Tuesday, 11 September 2012

Split on action is what needs resolution

According to a poll in today’s West Australian, corporations are in grave doubt that serious actions to reduce the impacts of global warming will have significant effects.

As many as half the corporations internationally surveyed think that measures to combat climate change will not affect their profits at all – apparently there was no “degree of effect” question in the survey. However, the number of investors who say global warming is a major threat has actually declined compared to the previous survey three years ago. This despite the fact that Perth’s rainfall over the “wet” season from May to August has, based on the rainfall of the past seven years, declined by as much as forty percent compared to averages free from the influence of anthropogenic CO2 emissions, as can be seen from the maps below of rainfall in 2000 to the present:
(I excluded the relatively wet season of 2005 for space reasons, though it crucially shows how rainfall changes have reduced temperature warming. With rainfall patterns throughout Australia more like pre-1967 than other years since 1997, temperatures were a full degree hotter than years with modern rainfall patterns).

What is really problematic is what could be driving the tendency of people to not view global warming as a major threat with the dramatic evidence from rainfall changes in Western Australia (perversely unknown to most scientists, let alone the general public).

Given that most people in Europe and Asia have little understanding of environmental conditions in the humid tropics, Australia or Southern Africa, and very few work on the land, it’s interesting to see why they see global warming as so much more of a threat. Could it be that they fear climate change will lose them income from tourism, or that they fear losing the comfortable living conditions from a cool climate, or that they fear rightly the inability to adapt to even hotter and more humid conditions?? The perverse thing is that, as I have noted, to be anything other than totally inhospitable to families and the less fortunate it pretends to support, the Enriched World would need to eliminate income taxes and the services and regulations paid with them, which is impossible in a population where many depend on welfare. High Enriched World taxes create a culture where people become totally independent and do not form relationships.

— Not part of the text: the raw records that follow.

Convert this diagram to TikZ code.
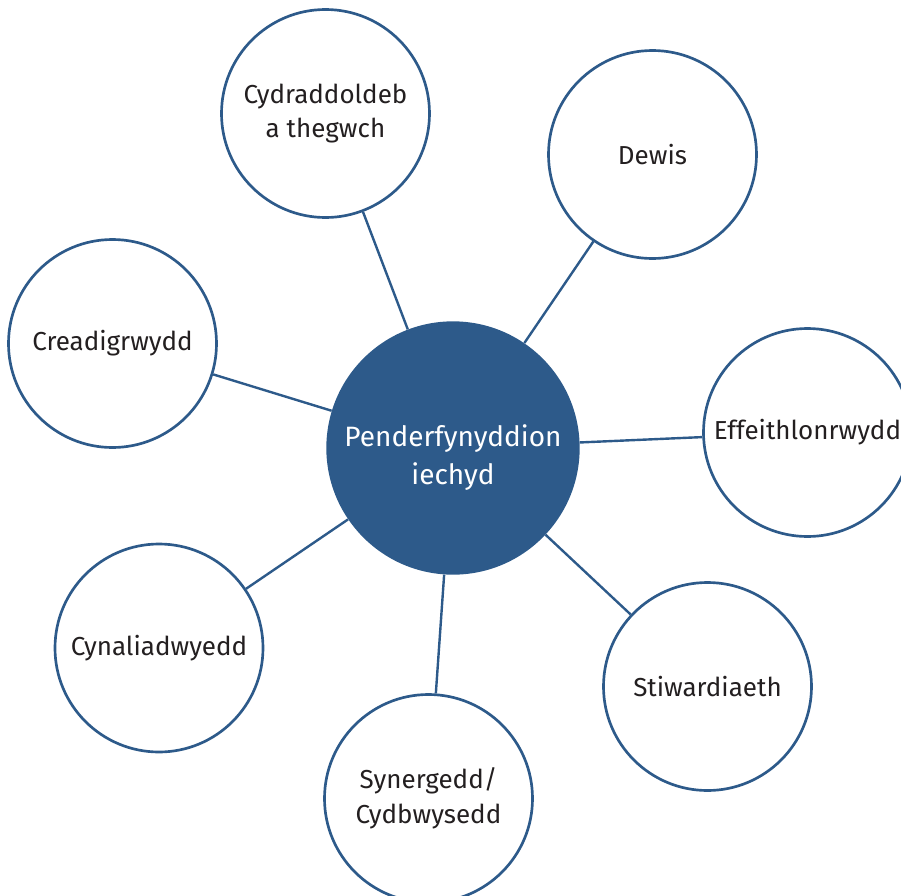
\documentclass[tikz,border=0pt]{standalone}
\usepackage{fontspec}
\setmainfont{Fira Sans}
\definecolor{hubblue}{RGB}{45,90,138}
\definecolor{inkgrey}{RGB}{35,31,32}
\tikzset{
  petal/.style={circle, draw=hubblue, line width=2pt, fill=white, minimum size=156pt,
    inner sep=0pt, align=center, text=inkgrey, font=\fontsize{19.5}{26}\selectfont},
  hub/.style={circle, fill=hubblue, minimum size=190pt, inner sep=0pt},
  hubtext/.style={align=center, text=white, inner sep=0pt, font=\fontsize{21}{28.5}\selectfont},
  spoke/.style={draw=hubblue, line width=1.8pt}
}

\begin{document}
\begin{tikzpicture}[x=0.75pt, y=-0.75pt]
                \useasboundingbox (0,0) rectangle (901,896);
                \node[hub] (hub) at (453,448) {};
                \node[hubtext] (hubtxt) at ([yshift=-7pt]hub.center) {Penderfynyddion\\iechyd};
                \node[petal] (tegwch) at (325.5,113.5) {Cydraddoldeb\\a thegwch};
                \node[petal] (dewis) at (652.5,154.5) {Dewis};
                \node[petal] (creadig) at (112.5,343.5) {Creadigrwydd};
                \node[petal] (effeith) at (807.5,432.5) {Effeithlonrwydd};
                \node[petal] (cynal) at (159,648) {Cynaliadwyedd};
                \node[petal] (synerg) at (428.5,798.5) {Synergedd/\\Cydbwysedd};
                \node[petal] (stiward) at (707.5,686.5) {Stiwardiaeth};
                \draw[spoke] (hub) -- (tegwch);
                \draw[spoke] (hub) -- (dewis);
                \draw[spoke] (hub) -- (creadig);
                \draw[spoke] (hub) -- (effeith);
                \draw[spoke] (hub) -- (cynal);
                \draw[spoke] (hub) -- (synerg);
                \draw[spoke] (hub) -- (stiward);
\end{tikzpicture}
\end{document}
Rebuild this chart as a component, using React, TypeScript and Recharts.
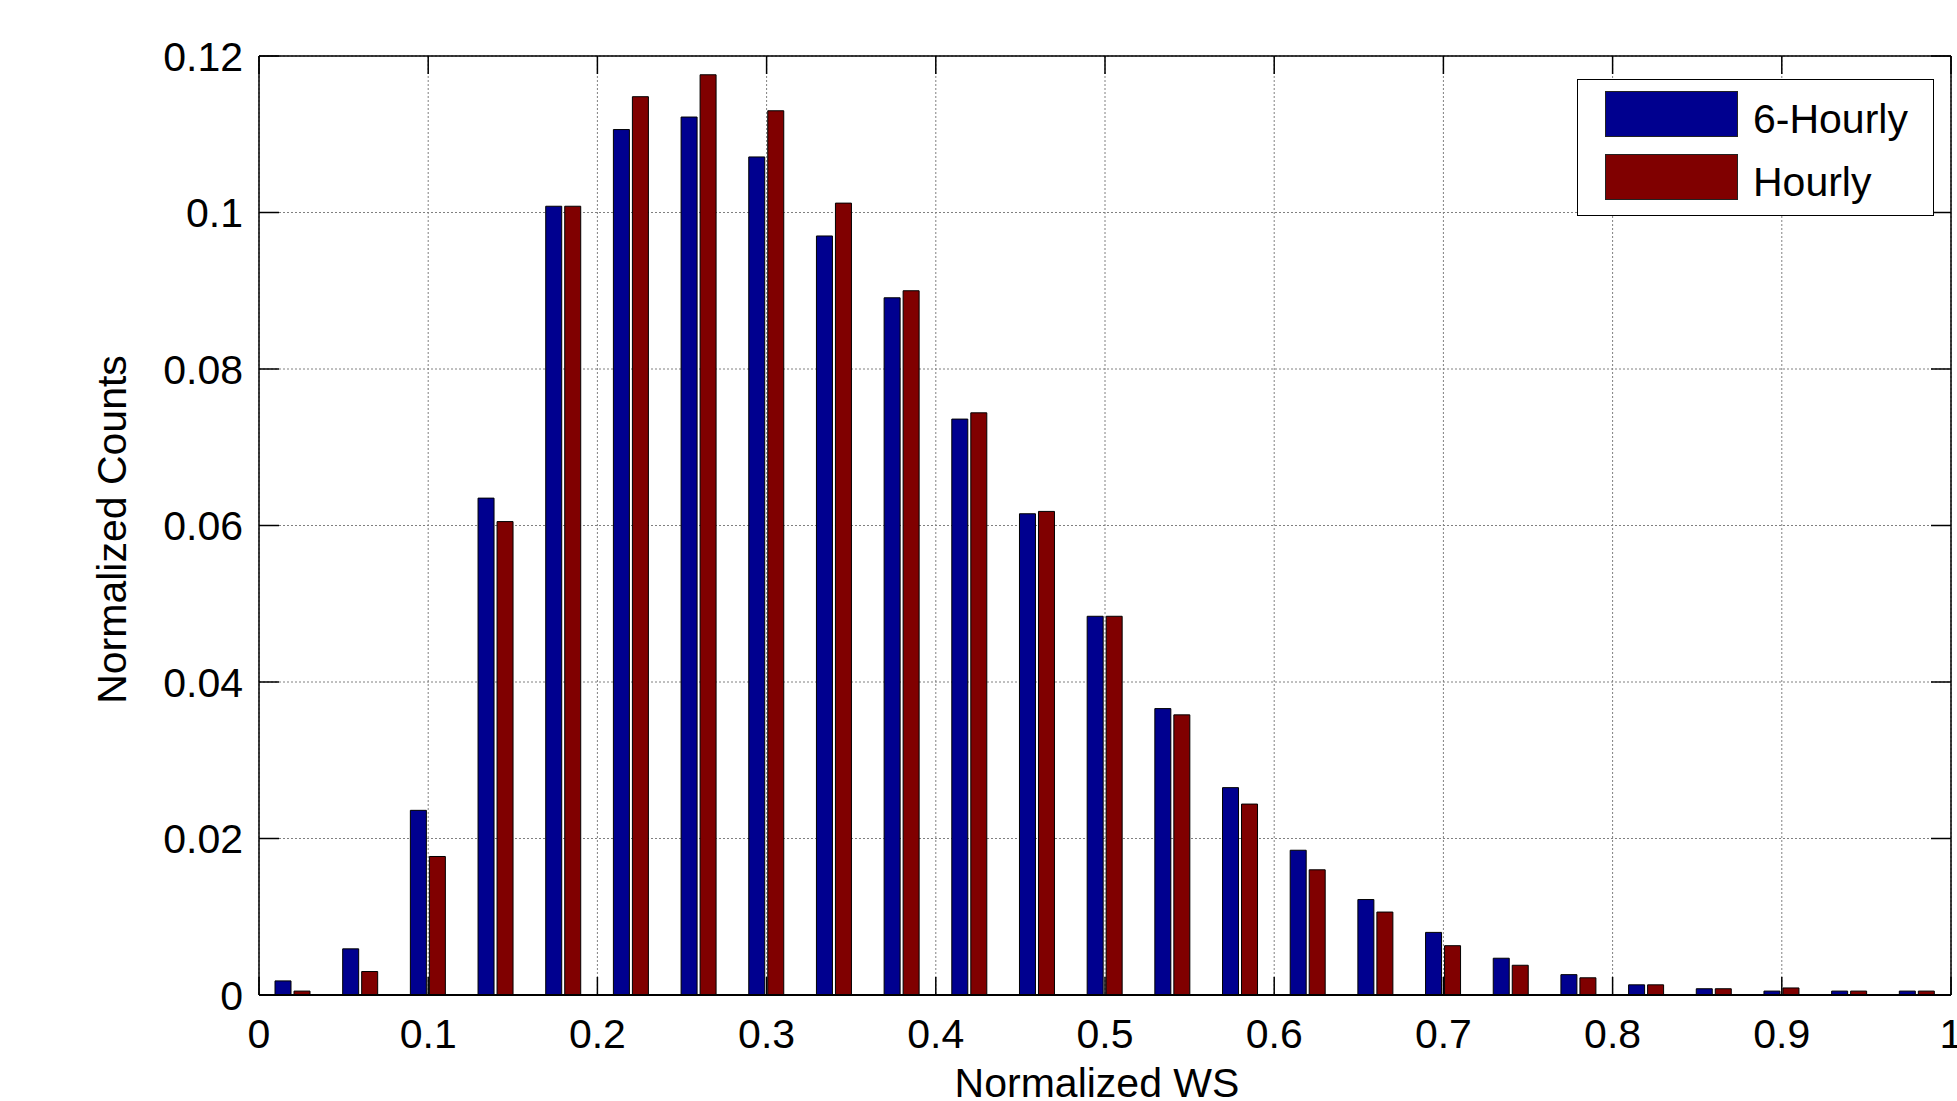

Little is done meanwhile to correct the genuine problem of Australia’s extremely high emissions from brown coal and highly fuel-inefficient road and air transport. These are also the things which the free market does little about because of Australia’s abundant and not fully exploited coal and oil shale resources. They should thus be the essential topic of every international climate summit. If the Enriched World has any economic stake in maintaining its cool climates (which one can doubt given the superior economic viability of agriculture in hotter climates) then it has a much larger stake in changing the greenhouse-intensive Australian economy than in changing its own lifestyles. A summit with one definite aim and many participants should have the greatest possible chance of success even with numerous obstacles from within Australia.